(Source records)

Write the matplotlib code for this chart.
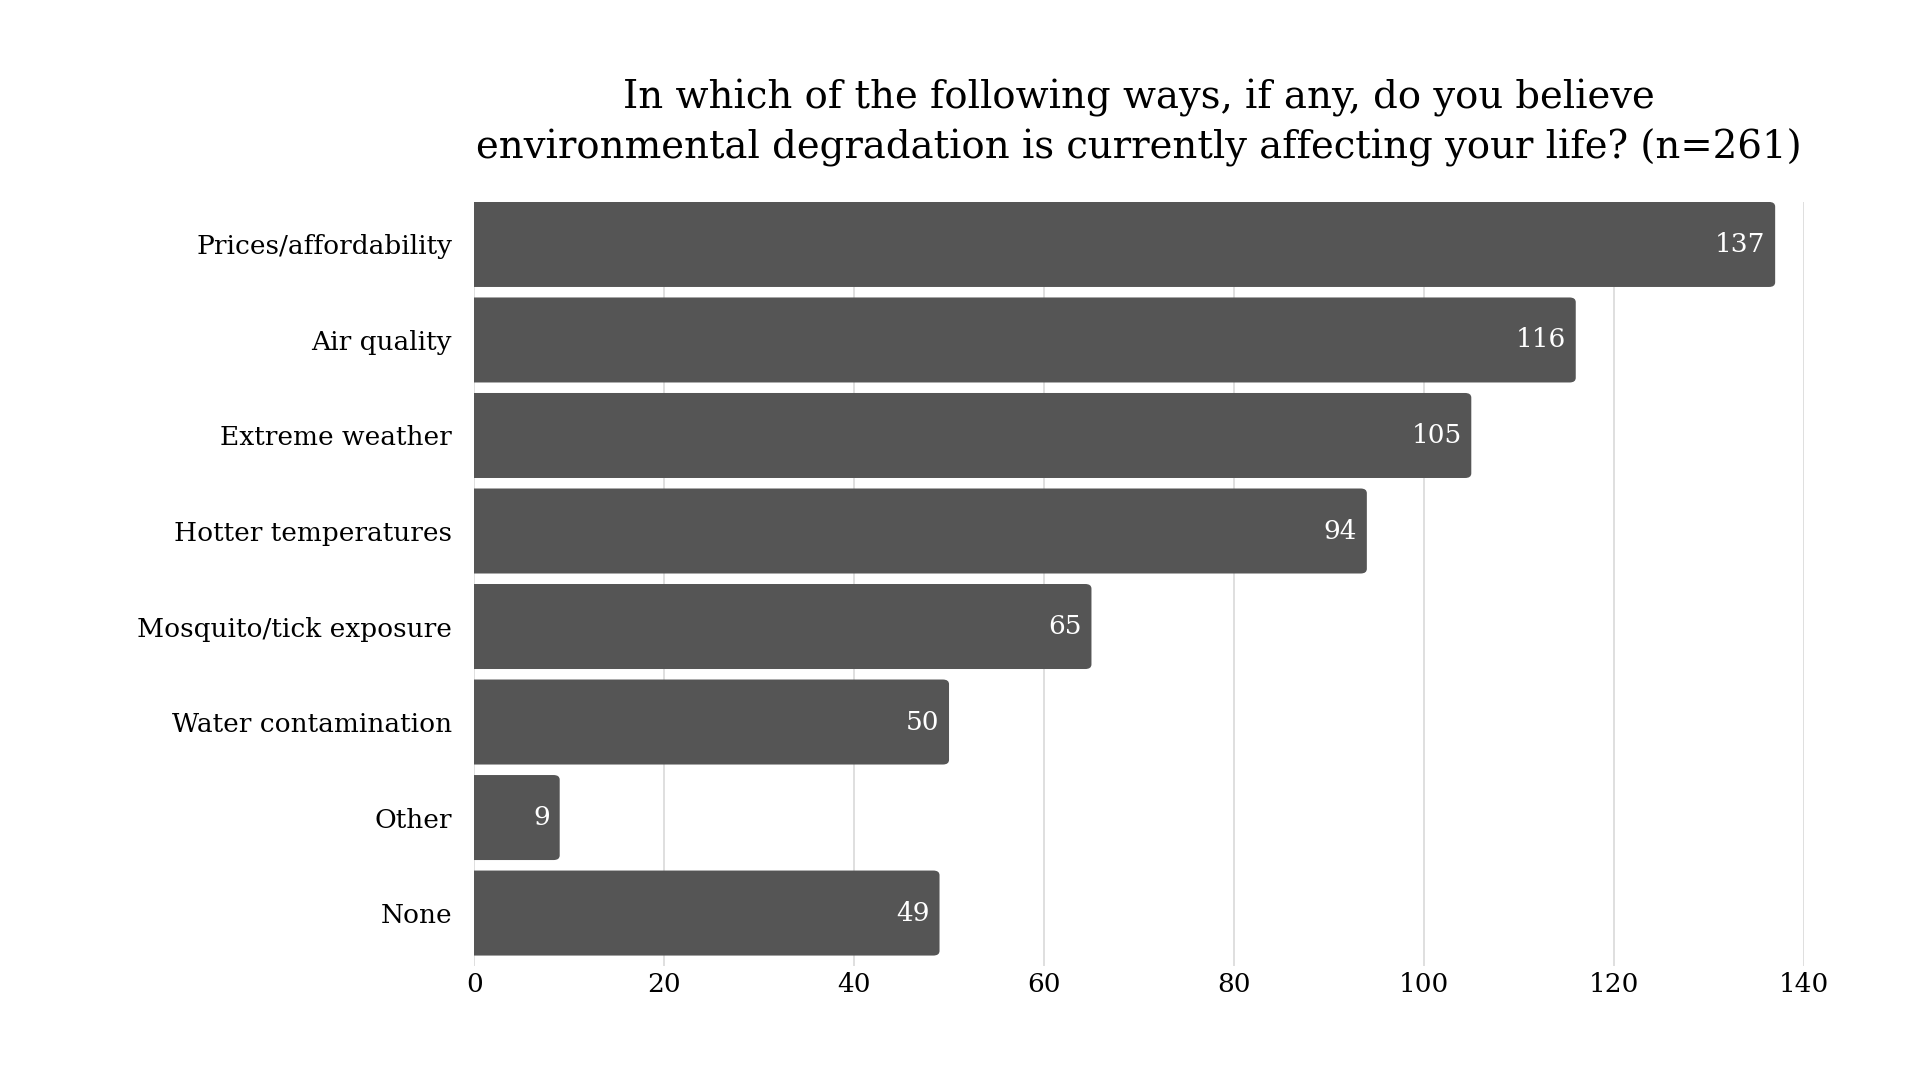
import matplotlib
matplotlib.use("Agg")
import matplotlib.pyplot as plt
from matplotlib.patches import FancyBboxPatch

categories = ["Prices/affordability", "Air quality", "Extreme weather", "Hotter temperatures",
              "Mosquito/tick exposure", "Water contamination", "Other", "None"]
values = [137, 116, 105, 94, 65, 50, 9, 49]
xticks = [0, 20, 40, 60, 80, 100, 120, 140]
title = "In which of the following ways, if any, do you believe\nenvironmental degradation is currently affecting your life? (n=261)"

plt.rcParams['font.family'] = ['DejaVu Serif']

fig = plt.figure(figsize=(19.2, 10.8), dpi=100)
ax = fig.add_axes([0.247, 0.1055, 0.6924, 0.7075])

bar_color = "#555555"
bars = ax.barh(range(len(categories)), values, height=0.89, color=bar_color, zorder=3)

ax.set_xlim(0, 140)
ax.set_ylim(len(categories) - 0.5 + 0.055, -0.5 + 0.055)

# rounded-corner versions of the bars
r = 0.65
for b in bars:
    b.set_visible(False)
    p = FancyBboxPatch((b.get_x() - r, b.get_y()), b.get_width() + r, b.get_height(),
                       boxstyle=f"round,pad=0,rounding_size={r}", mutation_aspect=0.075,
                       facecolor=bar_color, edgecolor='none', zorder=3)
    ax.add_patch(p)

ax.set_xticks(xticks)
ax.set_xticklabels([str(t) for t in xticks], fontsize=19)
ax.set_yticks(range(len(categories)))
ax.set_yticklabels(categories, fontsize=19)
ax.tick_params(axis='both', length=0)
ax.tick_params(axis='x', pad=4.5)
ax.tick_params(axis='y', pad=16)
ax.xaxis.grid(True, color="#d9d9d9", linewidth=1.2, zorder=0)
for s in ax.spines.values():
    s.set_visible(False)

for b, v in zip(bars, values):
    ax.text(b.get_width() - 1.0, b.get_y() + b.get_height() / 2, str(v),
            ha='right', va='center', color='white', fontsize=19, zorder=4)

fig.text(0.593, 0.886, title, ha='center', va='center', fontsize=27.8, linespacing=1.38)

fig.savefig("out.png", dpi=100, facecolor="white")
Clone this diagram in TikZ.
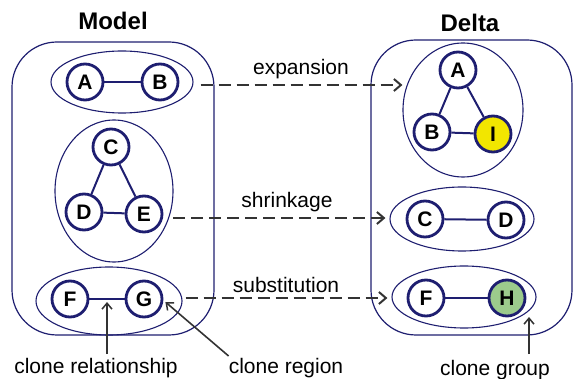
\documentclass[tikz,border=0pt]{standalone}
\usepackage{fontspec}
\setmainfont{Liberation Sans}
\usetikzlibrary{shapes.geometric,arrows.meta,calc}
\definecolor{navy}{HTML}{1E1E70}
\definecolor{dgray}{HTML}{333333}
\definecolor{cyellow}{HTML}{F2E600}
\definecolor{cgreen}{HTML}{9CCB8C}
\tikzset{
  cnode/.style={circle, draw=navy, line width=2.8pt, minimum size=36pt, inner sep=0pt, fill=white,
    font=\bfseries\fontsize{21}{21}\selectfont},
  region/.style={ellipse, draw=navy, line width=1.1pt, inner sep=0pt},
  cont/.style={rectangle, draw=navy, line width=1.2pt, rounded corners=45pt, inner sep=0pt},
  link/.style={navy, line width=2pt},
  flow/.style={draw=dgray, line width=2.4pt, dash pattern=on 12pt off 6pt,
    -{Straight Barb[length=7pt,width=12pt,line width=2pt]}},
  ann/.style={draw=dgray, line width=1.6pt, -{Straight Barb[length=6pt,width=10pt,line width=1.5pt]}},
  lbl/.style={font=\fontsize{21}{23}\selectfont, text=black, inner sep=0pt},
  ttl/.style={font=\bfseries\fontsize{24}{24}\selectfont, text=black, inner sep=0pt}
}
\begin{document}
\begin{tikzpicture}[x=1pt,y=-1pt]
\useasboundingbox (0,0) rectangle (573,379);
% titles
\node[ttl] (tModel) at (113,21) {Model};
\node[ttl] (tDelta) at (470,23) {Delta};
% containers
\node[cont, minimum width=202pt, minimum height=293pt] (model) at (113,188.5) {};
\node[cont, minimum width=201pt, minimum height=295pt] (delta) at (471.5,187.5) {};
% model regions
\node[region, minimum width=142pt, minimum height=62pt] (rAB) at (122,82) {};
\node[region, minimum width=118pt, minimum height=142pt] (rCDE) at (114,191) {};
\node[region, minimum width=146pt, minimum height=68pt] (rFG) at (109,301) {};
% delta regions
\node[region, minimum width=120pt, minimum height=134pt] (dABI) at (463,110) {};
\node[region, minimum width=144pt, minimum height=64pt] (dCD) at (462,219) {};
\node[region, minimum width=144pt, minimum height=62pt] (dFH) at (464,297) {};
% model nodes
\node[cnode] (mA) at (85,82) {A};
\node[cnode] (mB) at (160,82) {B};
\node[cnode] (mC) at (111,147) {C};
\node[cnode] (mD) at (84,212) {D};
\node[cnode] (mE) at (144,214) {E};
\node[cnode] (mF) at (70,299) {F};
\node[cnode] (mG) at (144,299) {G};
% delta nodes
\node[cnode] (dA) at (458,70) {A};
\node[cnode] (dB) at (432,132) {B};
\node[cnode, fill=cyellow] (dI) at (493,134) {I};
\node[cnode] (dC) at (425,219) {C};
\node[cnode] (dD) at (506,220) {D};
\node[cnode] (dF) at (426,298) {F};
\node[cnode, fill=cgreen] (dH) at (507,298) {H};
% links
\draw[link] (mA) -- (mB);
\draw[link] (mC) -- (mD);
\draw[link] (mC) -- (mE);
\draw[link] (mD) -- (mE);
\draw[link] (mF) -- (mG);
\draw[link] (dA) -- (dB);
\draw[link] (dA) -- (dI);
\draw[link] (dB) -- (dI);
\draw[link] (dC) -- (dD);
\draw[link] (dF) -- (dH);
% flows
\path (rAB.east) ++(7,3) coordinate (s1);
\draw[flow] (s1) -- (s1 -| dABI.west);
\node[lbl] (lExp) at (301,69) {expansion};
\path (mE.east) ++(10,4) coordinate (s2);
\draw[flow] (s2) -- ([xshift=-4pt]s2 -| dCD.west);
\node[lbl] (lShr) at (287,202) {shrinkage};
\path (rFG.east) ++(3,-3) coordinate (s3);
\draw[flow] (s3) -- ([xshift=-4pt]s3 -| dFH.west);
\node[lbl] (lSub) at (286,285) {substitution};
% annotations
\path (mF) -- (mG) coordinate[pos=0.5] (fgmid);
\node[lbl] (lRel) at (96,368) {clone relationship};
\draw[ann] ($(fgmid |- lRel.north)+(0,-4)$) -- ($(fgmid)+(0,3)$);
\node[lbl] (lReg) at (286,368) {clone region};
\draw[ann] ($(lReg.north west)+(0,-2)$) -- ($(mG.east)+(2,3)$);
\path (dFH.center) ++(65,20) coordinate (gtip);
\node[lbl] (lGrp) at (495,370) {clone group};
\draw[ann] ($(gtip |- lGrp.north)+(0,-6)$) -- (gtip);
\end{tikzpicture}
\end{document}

**Required task**
Everything from the first line of the listing above through the line that contains "ax.add_patch(p)" is to be restated word for word, minus the pictures.

**Response**
Write the matplotlib code for this chart.
import matplotlib
matplotlib.use("Agg")
import matplotlib.pyplot as plt
from matplotlib.patches import FancyBboxPatch

categories = ["Prices/affordability", "Air quality", "Extreme weather", "Hotter temperatures",
              "Mosquito/tick exposure", "Water contamination", "Other", "None"]
values = [137, 116, 105, 94, 65, 50, 9, 49]
xticks = [0, 20, 40, 60, 80, 100, 120, 140]
title = "In which of the following ways, if any, do you believe\nenvironmental degradation is currently affecting your life? (n=261)"

plt.rcParams['font.family'] = ['DejaVu Serif']

fig = plt.figure(figsize=(19.2, 10.8), dpi=100)
ax = fig.add_axes([0.247, 0.1055, 0.6924, 0.7075])

bar_color = "#555555"
bars = ax.barh(range(len(categories)), values, height=0.89, color=bar_color, zorder=3)

ax.set_xlim(0, 140)
ax.set_ylim(len(categories) - 0.5 + 0.055, -0.5 + 0.055)

# rounded-corner versions of the bars
r = 0.65
for b in bars:
    b.set_visible(False)
    p = FancyBboxPatch((b.get_x() - r, b.get_y()), b.get_width() + r, b.get_height(),
                       boxstyle=f"round,pad=0,rounding_size={r}", mutation_aspect=0.075,
                       facecolor=bar_color, edgecolor='none', zorder=3)
    ax.add_patch(p)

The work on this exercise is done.